South Africa’s GenAI Boom: Why Strategy & Talent Must Catch Up

GENAI

A 2025 study by World Wide Worx (in partnership with Dell and Intel) found GenAI adoption among large SA enterprises jumped from 45% in 2024 to 67% this year. Companies are seeing real benefits:

  • 86% report improved competitiveness
  • 83% boosted productivity
  • 66% better customer service

But here’s the catch: only 14% have formal GenAI strategies and just 13% have governance or ethical frameworks in place. As a result, 32% are using AI informally (“shadow AI”) and another 20% are mixing official and unofficial use. Arthur Goldstuck, CEO of World Wide Worx, warns this puts companies at risk, operationally, ethically, and reputationally.

The skills crunch

AI is only as good as the people using it and South Africa is short on talent.
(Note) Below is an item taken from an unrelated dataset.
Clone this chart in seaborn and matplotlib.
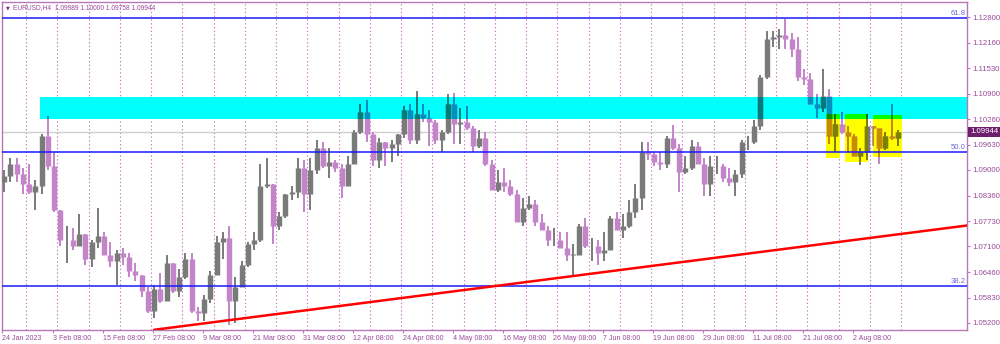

  • Companies are struggling to fill specialist roles in prompt engineering, machine learning, data science, AI ethics, etc.—with 90% reporting delays or failed projects due to lack of skills.
  • While 87% of firms say they’re upskilling staff in GenAI, the gap between demand and supply remains wide.
  • The broader continent sees urgent need for “AI readiness”: many African companies are already experiencing delayed innovation due to skills shortages.

Building infrastructure and training

Recognising the gap, major initiatives are stepping up:

  • Microsoft is leading the charge: committed to training 1 million South Africans in AI and cybersecurity by 2026, and investing an additional ZAR 5.4 billion (~$297 million) in AI/cloud infrastructure by 2027. They’re also footing the technical certification fees for 50,000 young people.
  • Partnerships with bodies like the National School of Government and National Electronic Media Institute aim to embed AI education and public-sector skills.
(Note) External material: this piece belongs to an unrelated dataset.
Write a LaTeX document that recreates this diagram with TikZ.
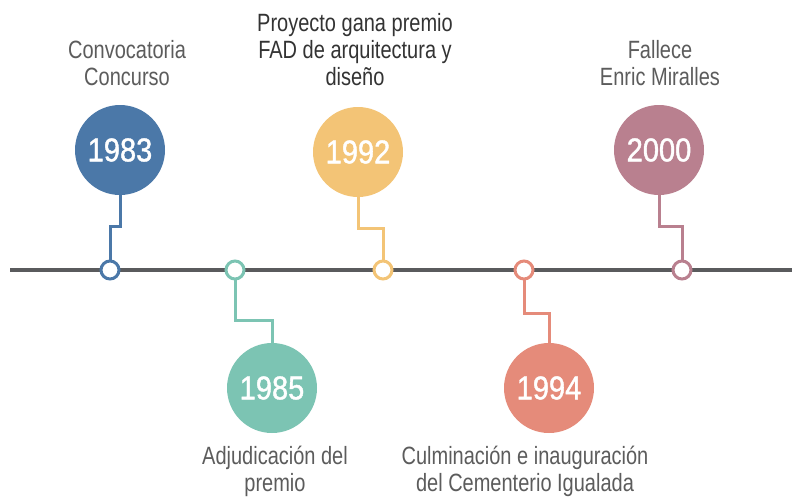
\documentclass[tikz,border=0pt]{standalone}
\usepackage{fontspec}
\setmainfont{Liberation Sans}[FakeStretch=0.8]
\newfontfamily\yearfont{Liberation Sans}[FakeStretch=0.88, FakeBold=1.2]
\usepackage{xcolor}
\usetikzlibrary{positioning}
\definecolor{blu}{HTML}{4B78A8}
\definecolor{tea}{HTML}{7CC4B3}
\definecolor{yel}{HTML}{F3C476}
\definecolor{sal}{HTML}{E58B7A}
\definecolor{mau}{HTML}{B9808F}
\definecolor{linegr}{HTML}{5A5B5D}
\definecolor{txtgr}{HTML}{5C5C5C}
\definecolor{txtdk}{HTML}{333333}
\tikzset{
  year/.style={circle, fill=#1, minimum size=90pt, inner sep=0pt, text=white,
               font=\yearfont\fontsize{33}{33}\selectfont},
  dot/.style={circle, draw=#1, fill=white, line width=3pt, minimum size=18pt, inner sep=0pt},
  conn/.style={draw=#1, line width=3pt},
  timeline/.style={draw=linegr, line width=4pt},
  lbl/.style={align=center, text=txtgr, inner sep=0pt, font=\fontsize{25}{27}\selectfont},
}

\begin{document}
\begin{tikzpicture}[x=1pt, y=-1pt]
  \useasboundingbox (0,0) rectangle (792,496);
  \coordinate (tlL) at (10,270);
  \coordinate (tlR) at (792,270);
  \draw[timeline] (tlL) -- (tlR);
  \node[year=blu] (y83) at (120,150) {1983};
  \node[year=tea] (y85) at (272,388) {1985};
  \node[year=yel] (y92) at (358,152) {1992};
  \node[year=sal] (y94) at (549,388) {1994};
  \node[year=mau] (y00) at (659,150) {2000};
  \draw[conn=blu] (y83.south) -- ++(0,31) -| (110,260);
  \draw[conn=tea] (235,280) -- ++(0,40) -| (y85.north);
  \draw[conn=yel] (y92.south) -- ++(0,31) -| (383,260);
  \draw[conn=sal] (524,280) -- ++(0,33) -| (y94.north);
  \draw[conn=mau] (y00.south) -- ++(0,31) -| (682,260);
  \node[dot=blu] (d83) at (110,270) {};
  \node[dot=tea] (d85) at (235,270) {};
  \node[dot=yel] (d92) at (383,270) {};
  \node[dot=sal] (d94) at (524,270) {};
  \node[dot=mau] (d00) at (682,270) {};
  \node[lbl] (t83) at (127,63) {Convocatoria\\Concurso};
  \node[lbl, text=txtdk] (t92) at (355,50) {Proyecto gana premio\\FAD de arquitectura y\\diseño};
  \node[lbl] (t00) at (660,63) {Fallece\\Enric Miralles};
  \node[lbl] (t85) at (275,471) {Adjudicación del\\premio};
  \node[lbl] (t94) at (525,471) {Culminación e inauguración\\del Cementerio Igualada};
\end{tikzpicture}
\end{document}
Shifting from hype to impact

To truly harness GenAI, South African businesses need to:

  1. Define a clear strategy: align AI with business goals, governance, ethics, and ROI.
  2. Close the skills gap: invest in meaningful training, certifications, and on-the-job AI readiness.
  3. Upgrade infrastructure: ensure cloud systems and data governance support scale and security.

Without these foundational steps, AI tools may deliver short-term wins, but long-term success (and safety) will be compromised.

GenAI is already boosting performance across sectors, but its full potential won’t be unlocked until organisations treat AI as a managed investment, not just a flashy tool. That means steering adoption with strategy, safeguarding it with governance, and staffing it with capable talent.